═════ INFORMATION SHOWN ═════

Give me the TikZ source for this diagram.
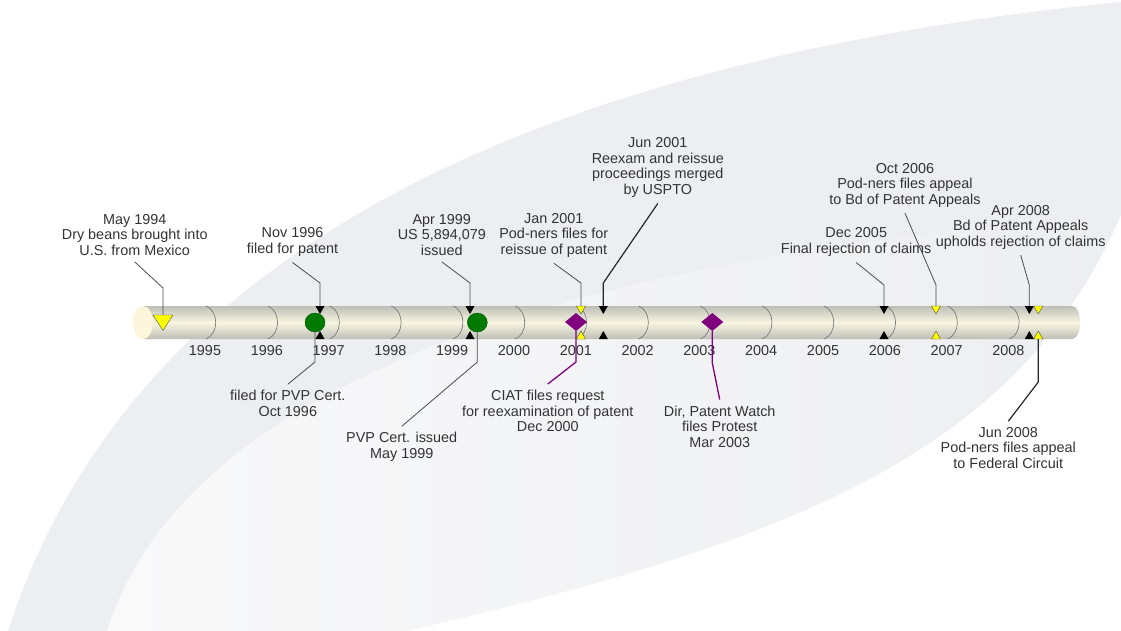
\documentclass[tikz,border=0pt]{standalone}
\usepackage{fontspec}
\setmainfont{Liberation Sans}
\definecolor{bgGrey}{HTML}{EDEEF1}
\definecolor{bgLight}{HTML}{F9F9FA}
\definecolor{cylEdge}{HTML}{BEBEB6}
\definecolor{cylMid}{HTML}{F8F5E1}
\definecolor{capCol}{HTML}{FCF6DA}
\definecolor{arcCol}{HTML}{6E6E6E}
\definecolor{txtCol}{HTML}{333333}
\definecolor{lnCol}{HTML}{4A4A4A}
\definecolor{mkYellow}{HTML}{FFFF00}
\definecolor{mkGreen}{HTML}{007A00}
\definecolor{mkPurple}{HTML}{800080}
\begin{document}
\begin{tikzpicture}[x=1pt,y=-1pt,
  lab/.style={align=center,font=\fontsize{14.4}{15.5}\selectfont,text=txtCol,inner sep=0pt},
  yearlab/.style={font=\fontsize{14.4}{15.5}\selectfont,text=txtCol,inner sep=0pt},
  conn/.style={draw=lnCol,line width=0.8pt},
  boldconn/.style={draw=black!85,line width=1.2pt},
  pconn/.style={draw=mkPurple,line width=1.3pt},
  ymark/.style={fill=mkYellow,draw=black!70,line width=0.4pt},
  bmark/.style={fill=black},
  gmark/.style={fill=mkGreen,draw=mkGreen!70!black,line width=0.4pt},
  pmark/.style={fill=mkPurple},
  arcline/.style={draw=arcCol,line width=0.6pt}
]
\useasboundingbox (0,0) rectangle (1121,631);
% background
\fill[white] (0,0) rectangle (1121,631);
\fill[bgGrey] (8,631) .. controls (90,380) and (330,80) .. (1121,2) -- (1121,631) -- cycle;
\shade[left color=bgLight, right color=bgGrey] (107,631) .. controls (180,400) and (520,260) .. (1121,215) .. controls (1020,450) and (800,540) .. (407,631) -- cycle;
\fill[white] (407,631) .. controls (800,540) and (1020,450) .. (1121,215) -- (1121,631) -- cycle;

% cylinder
\shade[top color=cylEdge, bottom color=cylEdge, middle color=cylMid]
  (143,306) -- (1072,306) .. controls (1082.7,306) and (1082.7,339) .. (1072,339) -- (143,339) -- cycle;
\fill[capCol] (143,322.5) ellipse [x radius=10, y radius=16.5];

% year separators and labels
\foreach \i in {0,...,13} {
  \pgfmathsetmacro\xx{205+61.8*\i}
  \pgfmathtruncatemacro\yr{1995+\i}
  \draw[arcline] (\xx+1,306) .. controls (\xx+14,311) and (\xx+14,334) .. (\xx+1,339);
  \node[yearlab] (y\yr) at (\xx,351) {\yr};
}

% labels above
\node[lab] (lMay94) at (134.7,235) {May 1994\\Dry beans brought into\\U.S. from Mexico};
\node[lab] (lNov96) at (292.5,242) {Nov 1996\\filed for patent};
\node[lab] (lApr99) at (441.8,235) {Apr 1999\\US 5,894,079\\issued};
\node[lab] (lJan01) at (553.8,235) {Jan 2001\\Pod-ners files for\\reissue of patent};
\node[lab] (lJun01) at (657.8,167.5) {Jun 2001\\Reexam and reissue\\proceedings merged\\by USPTO};
\node[lab] (lDec05) at (856.2,242) {Dec 2005\\Final rejection of claims};
\node[lab] (lOct06) at (905,185) {Oct 2006\\Pod-ners files appeal\\to Bd of Patent Appeals};
\node[lab] (lApr08) at (1020.7,227) {Apr 2008\\Bd of Patent Appeals\\upholds rejection of claims};
% labels below
\node[lab] (bOct96) at (287.8,403.5) {filed for PVP Cert.\\Oct 1996};
\node[lab] (bMay99) at (401.7,447) {PVP Cert. issued\\May 1999};
\node[lab] (bDec00) at (547.8,411) {CIAT files request\\for reexamination of patent\\Dec 2000};
\node[lab] (bMar03) at (719.7,426.5) {Dir, Patent Watch\\files Protest\\Mar 2003};
\node[lab] (bJun08) at (1008.3,448) {Jun 2008\\Pod-ners files appeal\\to Federal Circuit};

% marker anchor coordinates
\coordinate (m94) at (163,315);
\coordinate (m96) at (320,306);
\coordinate (m99) at (470,306);
\coordinate (mJan01) at (581,306);
\coordinate (mJun01) at (603.3,306);
\coordinate (m05) at (884,306);
\coordinate (m06) at (936,306);
\coordinate (m08) at (1029.3,306);
\coordinate (g96) at (315,332);
\coordinate (g99) at (477.3,332);
\coordinate (d00) at (576,331);
\coordinate (d03) at (712.3,331);
\coordinate (yJun08) at (1038.3,338);
% bends
\coordinate (k94) at (163,288);
\coordinate (k96) at (320,283);
\coordinate (k99) at (470,283);
\coordinate (kJan01) at (581,283);
\coordinate (kJun01) at (603.3,283);
\coordinate (k05) at (884,285);
\coordinate (k06) at (936,285);
\coordinate (k08) at (1029.3,285);
\coordinate (kg96) at (315,362);
\coordinate (kg99) at (477.3,362);
\coordinate (kd00) at (576,362);
\coordinate (kd03) at (712.3,363);
\coordinate (kJun08) at (1038.3,382);

% connectors
\draw[conn] ([yshift=-6pt]lMay94.south) -- (k94) -- (m94);
\draw[conn] ([yshift=-6pt]lNov96.south) -- (k96) -- (m96);
\draw[conn] ([yshift=-6pt]lApr99.south) -- (k99) -- (m99);
\draw[conn] ([yshift=-6pt]lJan01.south) -- (kJan01) -- (mJan01);
\draw[boldconn] ([yshift=-6pt]lJun01.south) -- (kJun01) -- (mJun01);
\draw[conn] ([yshift=-6pt]lDec05.south) -- (k05) -- (m05);
\draw[conn] ([yshift=-6pt]lOct06.south) -- (k06) -- (m06);
\draw[conn] ([yshift=-6pt]lApr08.south) -- (k08) -- (m08);
\draw[conn] (g96) -- (kg96) -- ([yshift=6pt]bOct96.north);
\draw[conn] (g99) -- (kg99) -- ([yshift=6pt]bMay99.north);
\draw[pconn] (d00) -- (kd00) -- ([yshift=6pt]bDec00.north);
\draw[pconn] (d03) -- (kd03) -- ([yshift=6pt]bMar03.north);
\draw[boldconn] (yJun08) -- (kJun08) -- ([yshift=6pt]bJun08.north);

% markers
\filldraw[ymark] (153,315) -- (173,315) -- (163,330.5) -- cycle;
\foreach \x in {320,470,603.3,884,1029.3} {
  \fill[bmark] (\x-4.5,306) -- (\x+4.5,306) -- (\x,314) -- cycle;
  \fill[bmark] (\x-4.5,339) -- (\x+4.5,339) -- (\x,331) -- cycle;
}
\foreach \x in {581,936,1038.3} {
  \filldraw[ymark] (\x-4.5,306) -- (\x+4.5,306) -- (\x,314) -- cycle;
  \filldraw[ymark] (\x-4.5,339) -- (\x+4.5,339) -- (\x,331) -- cycle;
}
\filldraw[gmark] (315,322.5) ellipse [x radius=10, y radius=9.5];
\filldraw[gmark] (477.3,322.5) ellipse [x radius=10, y radius=9.5];
\fill[pmark] (576,313) -- (587,322) -- (576,331) -- (565,322) -- cycle;
\fill[pmark] (712.3,313) -- (723.3,322) -- (712.3,331) -- (701.3,322) -- cycle;
\end{tikzpicture}
\end{document}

═════

--- GIVEN EXERCISE ---
Write the listing above out again exactly, dropping each image.

--- SOLVED PROBLEM ---
Give me the TikZ source for this diagram.
\documentclass[tikz,border=0pt]{standalone}
\usepackage{fontspec}
\setmainfont{Liberation Sans}
\definecolor{bgGrey}{HTML}{EDEEF1}
\definecolor{bgLight}{HTML}{F9F9FA}
\definecolor{cylEdge}{HTML}{BEBEB6}
\definecolor{cylMid}{HTML}{F8F5E1}
\definecolor{capCol}{HTML}{FCF6DA}
\definecolor{arcCol}{HTML}{6E6E6E}
\definecolor{txtCol}{HTML}{333333}
\definecolor{lnCol}{HTML}{4A4A4A}
\definecolor{mkYellow}{HTML}{FFFF00}
\definecolor{mkGreen}{HTML}{007A00}
\definecolor{mkPurple}{HTML}{800080}
\begin{document}
\begin{tikzpicture}[x=1pt,y=-1pt,
  lab/.style={align=center,font=\fontsize{14.4}{15.5}\selectfont,text=txtCol,inner sep=0pt},
  yearlab/.style={font=\fontsize{14.4}{15.5}\selectfont,text=txtCol,inner sep=0pt},
  conn/.style={draw=lnCol,line width=0.8pt},
  boldconn/.style={draw=black!85,line width=1.2pt},
  pconn/.style={draw=mkPurple,line width=1.3pt},
  ymark/.style={fill=mkYellow,draw=black!70,line width=0.4pt},
  bmark/.style={fill=black},
  gmark/.style={fill=mkGreen,draw=mkGreen!70!black,line width=0.4pt},
  pmark/.style={fill=mkPurple},
  arcline/.style={draw=arcCol,line width=0.6pt}
]
\useasboundingbox (0,0) rectangle (1121,631);
% background
\fill[white] (0,0) rectangle (1121,631);
\fill[bgGrey] (8,631) .. controls (90,380) and (330,80) .. (1121,2) -- (1121,631) -- cycle;
\shade[left color=bgLight, right color=bgGrey] (107,631) .. controls (180,400) and (520,260) .. (1121,215) .. controls (1020,450) and (800,540) .. (407,631) -- cycle;
\fill[white] (407,631) .. controls (800,540) and (1020,450) .. (1121,215) -- (1121,631) -- cycle;

% cylinder
\shade[top color=cylEdge, bottom color=cylEdge, middle color=cylMid]
  (143,306) -- (1072,306) .. controls (1082.7,306) and (1082.7,339) .. (1072,339) -- (143,339) -- cycle;
\fill[capCol] (143,322.5) ellipse [x radius=10, y radius=16.5];

% year separators and labels
\foreach \i in {0,...,13} {
  \pgfmathsetmacro\xx{205+61.8*\i}
  \pgfmathtruncatemacro\yr{1995+\i}
  \draw[arcline] (\xx+1,306) .. controls (\xx+14,311) and (\xx+14,334) .. (\xx+1,339);
  \node[yearlab] (y\yr) at (\xx,351) {\yr};
}

% labels above
\node[lab] (lMay94) at (134.7,235) {May 1994\\Dry beans brought into\\U.S. from Mexico};
\node[lab] (lNov96) at (292.5,242) {Nov 1996\\filed for patent};
\node[lab] (lApr99) at (441.8,235) {Apr 1999\\US 5,894,079\\issued};
\node[lab] (lJan01) at (553.8,235) {Jan 2001\\Pod-ners files for\\reissue of patent};
\node[lab] (lJun01) at (657.8,167.5) {Jun 2001\\Reexam and reissue\\proceedings merged\\by USPTO};
\node[lab] (lDec05) at (856.2,242) {Dec 2005\\Final rejection of claims};
\node[lab] (lOct06) at (905,185) {Oct 2006\\Pod-ners files appeal\\to Bd of Patent Appeals};
\node[lab] (lApr08) at (1020.7,227) {Apr 2008\\Bd of Patent Appeals\\upholds rejection of claims};
% labels below
\node[lab] (bOct96) at (287.8,403.5) {filed for PVP Cert.\\Oct 1996};
\node[lab] (bMay99) at (401.7,447) {PVP Cert. issued\\May 1999};
\node[lab] (bDec00) at (547.8,411) {CIAT files request\\for reexamination of patent\\Dec 2000};
\node[lab] (bMar03) at (719.7,426.5) {Dir, Patent Watch\\files Protest\\Mar 2003};
\node[lab] (bJun08) at (1008.3,448) {Jun 2008\\Pod-ners files appeal\\to Federal Circuit};

% marker anchor coordinates
\coordinate (m94) at (163,315);
\coordinate (m96) at (320,306);
\coordinate (m99) at (470,306);
\coordinate (mJan01) at (581,306);
\coordinate (mJun01) at (603.3,306);
\coordinate (m05) at (884,306);
\coordinate (m06) at (936,306);
\coordinate (m08) at (1029.3,306);
\coordinate (g96) at (315,332);
\coordinate (g99) at (477.3,332);
\coordinate (d00) at (576,331);
\coordinate (d03) at (712.3,331);
\coordinate (yJun08) at (1038.3,338);
% bends
\coordinate (k94) at (163,288);
\coordinate (k96) at (320,283);
\coordinate (k99) at (470,283);
\coordinate (kJan01) at (581,283);
\coordinate (kJun01) at (603.3,283);
\coordinate (k05) at (884,285);
\coordinate (k06) at (936,285);
\coordinate (k08) at (1029.3,285);
\coordinate (kg96) at (315,362);
\coordinate (kg99) at (477.3,362);
\coordinate (kd00) at (576,362);
\coordinate (kd03) at (712.3,363);
\coordinate (kJun08) at (1038.3,382);

% connectors
\draw[conn] ([yshift=-6pt]lMay94.south) -- (k94) -- (m94);
\draw[conn] ([yshift=-6pt]lNov96.south) -- (k96) -- (m96);
\draw[conn] ([yshift=-6pt]lApr99.south) -- (k99) -- (m99);
\draw[conn] ([yshift=-6pt]lJan01.south) -- (kJan01) -- (mJan01);
\draw[boldconn] ([yshift=-6pt]lJun01.south) -- (kJun01) -- (mJun01);
\draw[conn] ([yshift=-6pt]lDec05.south) -- (k05) -- (m05);
\draw[conn] ([yshift=-6pt]lOct06.south) -- (k06) -- (m06);
\draw[conn] ([yshift=-6pt]lApr08.south) -- (k08) -- (m08);
\draw[conn] (g96) -- (kg96) -- ([yshift=6pt]bOct96.north);
\draw[conn] (g99) -- (kg99) -- ([yshift=6pt]bMay99.north);
\draw[pconn] (d00) -- (kd00) -- ([yshift=6pt]bDec00.north);
\draw[pconn] (d03) -- (kd03) -- ([yshift=6pt]bMar03.north);
\draw[boldconn] (yJun08) -- (kJun08) -- ([yshift=6pt]bJun08.north);

% markers
\filldraw[ymark] (153,315) -- (173,315) -- (163,330.5) -- cycle;
\foreach \x in {320,470,603.3,884,1029.3} {
  \fill[bmark] (\x-4.5,306) -- (\x+4.5,306) -- (\x,314) -- cycle;
  \fill[bmark] (\x-4.5,339) -- (\x+4.5,339) -- (\x,331) -- cycle;
}
\foreach \x in {581,936,1038.3} {
  \filldraw[ymark] (\x-4.5,306) -- (\x+4.5,306) -- (\x,314) -- cycle;
  \filldraw[ymark] (\x-4.5,339) -- (\x+4.5,339) -- (\x,331) -- cycle;
}
\filldraw[gmark] (315,322.5) ellipse [x radius=10, y radius=9.5];
\filldraw[gmark] (477.3,322.5) ellipse [x radius=10, y radius=9.5];
\fill[pmark] (576,313) -- (587,322) -- (576,331) -- (565,322) -- cycle;
\fill[pmark] (712.3,313) -- (723.3,322) -- (712.3,331) -- (701.3,322) -- cycle;
\end{tikzpicture}
\end{document}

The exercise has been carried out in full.